The U.S. Court of Appeals for the District of Columbia Circuit reversed an earlier ruling by the Federal Mine Safety and Health Review Commission that required the government to average samples taken during multiple shifts.
The ruling came about after Alliance coal subsidiary Excel Mining brought the case to the Federal Mine Safety and Health Review Commission after citations were issued against the company.
MSHA has based regular compliance determinations under the respirable coal mine dust standard on multiple samples taken over a single shift since 1975. Excel Mining had challenged that practice in contesting three citations for respirable dust violations that MSHA issued to the company in 1999.
The commission originally threw out those citations saying the measurements collected over one shift were not accurate enough. Whilst the appeal was pending the MSHA then took samples over multiple shifts.
"With this ruling we can identify overexposures using multiple samples in a single shift and require corrective action," MSHA assistant secretary Dave Lauriski said.
"Meanwhile, we await the results of current research on personal continuous dust monitors, which we hope will provide the next quantum jump in monitoring miners' dust exposures."

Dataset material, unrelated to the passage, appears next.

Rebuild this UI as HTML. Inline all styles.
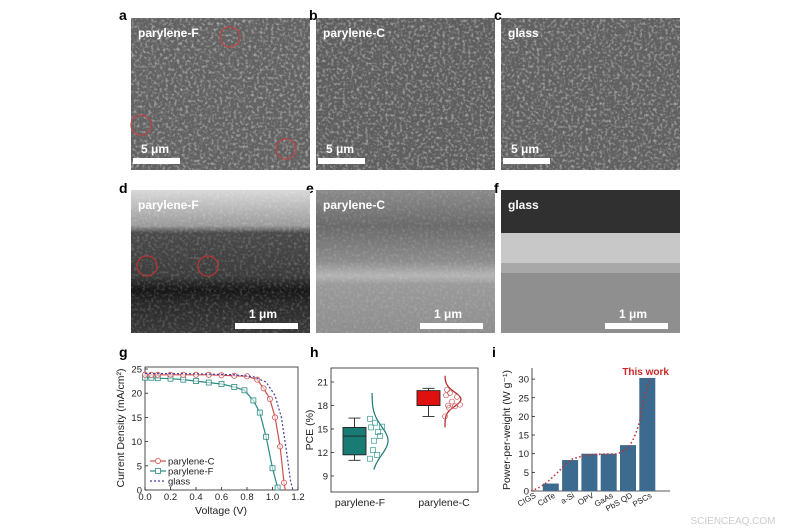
<!DOCTYPE html>
<html><head><meta charset="utf-8"><style>
body{margin:0;background:#fff;}
svg{display:block;font-family:"Liberation Sans",Arial,sans-serif;}
</style></head><body>
<svg id="s" width="800" height="530" viewBox="0 0 800 530" xmlns="http://www.w3.org/2000/svg">
<defs>
<filter id="grain" x="0" y="0" width="100%" height="100%">
<feTurbulence type="fractalNoise" baseFrequency="0.35" numOctaves="2" seed="3"/>
<feColorMatrix type="matrix" values="0 0 0 0 1  0 0 0 0 1  0 0 0 0 1  1.6 0 0 0 -0.75"/>
</filter>
<linearGradient id="gd" x1="0" y1="0" x2="0" y2="1">
<stop offset="0" stop-color="#d8d8d8"/><stop offset="0.25" stop-color="#9a9a9a"/><stop offset="0.3" stop-color="#4a4a4a"/><stop offset="0.6" stop-color="#3c3c3c"/><stop offset="0.7" stop-color="#151515"/><stop offset="0.8" stop-color="#2a2a2a"/><stop offset="1" stop-color="#3a3a3a"/>
</linearGradient>
<linearGradient id="ge" x1="0" y1="0" x2="0" y2="1">
<stop offset="0" stop-color="#8a8a8a"/><stop offset="0.25" stop-color="#6a6a6a"/><stop offset="0.5" stop-color="#8c8c8c"/><stop offset="0.6" stop-color="#b4b4b4"/><stop offset="0.66" stop-color="#9a9a9a"/><stop offset="1" stop-color="#8e8e8e"/>
</linearGradient>
</defs>
<g>
<rect x="131" y="18" width="179" height="152" fill="#626262"/><rect x="131" y="18" width="179" height="152" filter="url(#grain)" opacity="0.75"/>
<rect x="316" y="18" width="179" height="152" fill="#5e5e5e"/><rect x="316" y="18" width="179" height="152" filter="url(#grain)" opacity="0.75"/>
<rect x="501" y="18" width="179" height="152" fill="#606060"/><rect x="501" y="18" width="179" height="152" filter="url(#grain)" opacity="0.75"/>
<circle cx="230" cy="37" r="10" fill="none" stroke="#b44" stroke-width="1.2"/>
<circle cx="141" cy="125" r="10" fill="none" stroke="#b44" stroke-width="1.2"/>
<circle cx="286" cy="149" r="10" fill="none" stroke="#b44" stroke-width="1.2"/>
<g fill="#fff" font-weight="bold" font-size="12">
<text x="138" y="37">parylene-F</text><text x="323" y="37">parylene-C</text><text x="508" y="37">glass</text>
<text x="141" y="153">5 μm</text><text x="326" y="153">5 μm</text><text x="511" y="153">5 μm</text>
</g>
<g fill="#fff"><rect x="133" y="158" width="47" height="6"/><rect x="318" y="158" width="47" height="6"/><rect x="503" y="158" width="47" height="6"/></g>
<g fill="#000" font-weight="bold" font-size="14">
<text x="119" y="20">a</text><text x="309" y="20">b</text><text x="494" y="20">c</text>
<text x="119" y="193">d</text><text x="306" y="193">e</text><text x="494" y="193">f</text>
<text x="119" y="357">g</text><text x="310" y="357">h</text><text x="492" y="357">i</text>
</g>
</g>
<rect x="131" y="190" width="179" height="143" fill="url(#gd)"/>
<rect x="316" y="190" width="179" height="143" fill="url(#ge)"/>
<rect x="501" y="190" width="179" height="143" fill="#8f8f8f"/>
<rect x="501" y="190" width="179" height="45" fill="#303030"/>
<rect x="501" y="233" width="179" height="38" fill="#c8c8c8"/>
<rect x="501" y="263" width="179" height="10" fill="#a8a8a8"/>
<rect x="131" y="190" width="179" height="143" filter="url(#grain)" opacity="0.35"/>
<rect x="316" y="190" width="179" height="143" filter="url(#grain)" opacity="0.25"/>
<circle cx="147" cy="266" r="10" fill="none" stroke="#b33" stroke-width="1.2"/>
<circle cx="208" cy="266" r="10" fill="none" stroke="#b33" stroke-width="1.2"/>
<g fill="#fff" font-weight="bold" font-size="12">
<text x="138" y="209">parylene-F</text><text x="323" y="209">parylene-C</text><text x="508" y="209">glass</text>
<text x="249" y="318">1 μm</text><text x="434" y="318">1 μm</text><text x="619" y="318">1 μm</text>
</g>
<g fill="#fff"><rect x="235" y="323" width="63" height="6"/><rect x="420" y="323" width="63" height="6"/><rect x="605" y="323" width="63" height="6"/></g>
<g id="g" font-size="9.5" fill="#222">
<rect x="145" y="367" width="153" height="123" fill="none" stroke="#222" stroke-width="0.8"/>
</g>
<g id="h" font-size="9.5" fill="#222">
<rect x="331" y="368" width="147" height="124" fill="none" stroke="#222" stroke-width="0.8"/>
</g>
<g id="i" font-size="9.5" fill="#222">
<path d="M532 368 V491 H670" fill="none" stroke="#222" stroke-width="0.8"/>
</g>
<text x="733" y="524" font-size="10" fill="#ccc" text-anchor="middle">SCIENCEAQ.COM</text>
</svg>
<script>
var NS="http://www.w3.org/2000/svg";
function el(p,t,a,txt){var e=document.createElementNS(NS,t);for(var k in a)e.setAttribute(k,a[k]);if(txt!==undefined)e.textContent=txt;document.getElementById(p).appendChild(e);return e;}
var X=function(v){return 145+127.5*v},Y=function(j){return 490-4.84*j};
for(var i=0;i<=6;i++){var v=i*0.2;el("g","line",{x1:X(v),y1:490,x2:X(v),y2:487,stroke:"#222","stroke-width":0.8});el("g","text",{x:X(v),y:500,"text-anchor":"middle"},v.toFixed(1));}
for(var j=0;j<=25;j+=5){el("g","line",{x1:145,y1:Y(j),x2:148,y2:Y(j),stroke:"#222","stroke-width":0.8});el("g","text",{x:142,y:Y(j)+3.5,"text-anchor":"end"},j);}
el("g","text",{x:221,y:514,"text-anchor":"middle","font-size":"10.5"},"Voltage (V)");
el("g","text",{x:0,y:0,transform:"translate(124,428) rotate(-90)","text-anchor":"middle","font-size":"10.5"},"Current Density (mA/cm²)");
function curve(pts,col,dash,mark){var d=pts.map(function(p,k){return(k?"L":"M")+X(p[0]).toFixed(1)+" "+Y(p[1]).toFixed(1)}).join("");
el("g","path",{d:d,fill:"none",stroke:col,"stroke-width":1.2,"stroke-dasharray":dash||""});
if(mark){pts.forEach(function(p,k){if(p[1]<=0.01)return;if(mark=="o")el("g","circle",{cx:X(p[0]),cy:Y(p[1]),r:2.6,fill:"#fff","fill-opacity":0.6,stroke:col,"stroke-width":0.8});else el("g","rect",{x:X(p[0])-2.5,y:Y(p[1])-2.5,width:5,height:5,fill:"#fff","fill-opacity":0.6,stroke:col,"stroke-width":0.8});});}}
curve([[0,23.2],[0.05,23.2],[0.1,23.1],[0.2,23],[0.3,22.8],[0.4,22.5],[0.5,22.2],[0.6,21.9],[0.7,21.3],[0.78,20.6],[0.85,18.5],[0.9,16],[0.95,11],[1.0,4.5],[1.04,0.5],[1.06,0]],"#2a8a80","","s");
curve([[0,23.8],[0.05,23.8],[0.1,23.8],[0.2,23.8],[0.3,23.8],[0.4,23.8],[0.5,23.8],[0.6,23.7],[0.7,23.6],[0.8,23.5],[0.88,22.8],[0.93,21],[0.98,18.8],[1.02,15],[1.06,9],[1.09,1.5],[1.1,0]],"#d05050","","o");
curve([[0,24.1],[0.4,24],[0.7,23.8],[0.85,23.4],[0.95,22.3],[1.02,19.5],[1.07,15],[1.11,8],[1.14,2],[1.16,0]],"#4040a0","2,2");
[["parylene-C","#d05050","o"],["parylene-F","#2a8a80","s"],["glass","#4040a0","d"]].forEach(function(l,k){var y=461+k*10;
el("g","line",{x1:150,y1:y,x2:166,y2:y,stroke:l[1],"stroke-width":1.2,"stroke-dasharray":l[2]=="d"?"2,2":""});
if(l[2]=="o")el("g","circle",{cx:158,cy:y,r:2.6,fill:"#fff",stroke:l[1],"stroke-width":0.8});if(l[2]=="s")el("g","rect",{x:155.5,y:y-2.5,width:5,height:5,fill:"#fff",stroke:l[1],"stroke-width":0.8});
el("g","text",{x:168,y:y+3.5},l[0]);});
var H=function(v){return 382+(21-v)*7.83};
[9,12,15,18,21].forEach(function(v){el("h","line",{x1:331,y1:H(v),x2:334,y2:H(v),stroke:"#222","stroke-width":0.8});el("h","text",{x:328,y:H(v)+3.5,"text-anchor":"end"},v);});
el("h","text",{x:0,y:0,transform:"translate(313,430) rotate(-90)","text-anchor":"middle","font-size":"10.5"},"PCE (%)");
el("h","text",{x:360,y:506,"text-anchor":"middle","font-size":"10.5"},"parylene-F");
el("h","text",{x:444,y:506,"text-anchor":"middle","font-size":"10.5"},"parylene-C");
function box(x0,w,lo,q1,md,q3,hi,col){var c=x0+w/2;el("h","path",{d:"M"+c+" "+H(hi)+"V"+H(lo)+"M"+(c-6)+" "+H(hi)+"h12M"+(c-6)+" "+H(lo)+"h12",stroke:"#222","stroke-width":0.9,fill:"none"});
el("h","rect",{x:x0,y:H(q3),width:w,height:H(q1)-H(q3),fill:col,stroke:"#222","stroke-width":0.9});el("h","line",{x1:x0,y1:H(md),x2:x0+w,y2:H(md),stroke:"#222","stroke-width":0.9});}
box(343,23,11,11.7,14.1,15.2,16.4,"#1a7a74");box(417,23,16.6,18,18,19.9,20.2,"#e01010");
function bell(x0,mu,sg,lo,hi,amp,col){var d="";for(var v=lo;v<=hi+0.001;v+=0.2){var x=x0+amp*Math.exp(-(v-mu)*(v-mu)/(2*sg*sg));d+=(d?"L":"M")+x.toFixed(1)+" "+H(v).toFixed(1);}el("h","path",{d:d,fill:"none",stroke:col,"stroke-width":1.2});}
bell(372,13.5,1.8,9.8,19.6,16,"#1a7a74");bell(445,18.8,0.9,15.2,21.8,16,"#b02020");
[[370,16.3],[375,15.8],[371,15.2],[378,14.6],[380,14.1],[374,13.5],[373,12.3],[377,11.7],[370,11.2],[382,15.3]].forEach(function(p){el("h","rect",{x:p[0]-2.5,y:H(p[1])-2.5,width:5,height:5,fill:"none",stroke:"#3a9a92","stroke-width":0.7});});
[[447,20],[450,19.6],[446,19.3],[452,18.5],[448,18],[455,17.9],[460,18.1],[449,17.7],[445,16.6],[457,19.1]].forEach(function(p){el("h","circle",{cx:p[0],cy:H(p[1]),r:2.5,fill:"none",stroke:"#d06060","stroke-width":0.7});});
var I=function(v){return 491-3.73*v};
for(var v=0;v<=30;v+=5){el("i","line",{x1:532,y1:I(v),x2:535,y2:I(v),stroke:"#222","stroke-width":0.8});el("i","text",{x:529,y:I(v)+3.5,"text-anchor":"end"},v);}
el("i","text",{x:0,y:0,transform:"translate(510,430) rotate(-90)","text-anchor":"middle","font-size":"10.5"},"Power-per-weight (W g⁻¹)");
var names=["CIGS","CdTe","a-Si","OPV","GaAs","PbS QD","PSCs"],vals=[0,2,8.3,10,10,12.3,30.3],cs=[];
names.forEach(function(n,k){var c=531.5+k*19.3;cs.push(c);if(vals[k]>0)el("i","rect",{x:c-8,y:I(vals[k]),width:16,height:491-I(vals[k]),fill:"#3d6a8f"});
el("i","text",{x:0,y:0,transform:"translate("+(c+5)+",497) rotate(-30)","text-anchor":"end","font-size":"8"},n);});
el("i","path",{d:"M531 491 C545 486,550 480,570 460 C585 454,600 454,617 454 C628 450,633 445,640 420 C643 400,646 390,650 378",fill:"none",stroke:"#c03030","stroke-width":1.6,"stroke-dasharray":"1.5,2.5"});
el("i","text",{x:669,y:375,"text-anchor":"end","font-weight":"bold",fill:"#c82828","font-size":"10"},"This work");
</script>
</body></html>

The United Mine Workers of America told AP it supported the MSHA’s appeal, stating averaged samples could mask a coal dust problem in a mine.
"They should quickly move back to the dust enforcement policy they had prior to the rule, which we believe is better for miners," Union official Joe Main told AP.
While waiting for results of the research on continuous dust monitors, the Federal mine agency recently suspended work on regulatory proposals that would allow compliance determinations based on a single full-shift sample as well as set new requirements for verifying coal mine operators' dust control plans. MSHA said the Excel decision would not affect the proposals.
Federal coal mine health standards provide that each coal mine operator must maintain the average concentration of respirable dust at or below 2.0 milligram per cubic meter of air on each shift.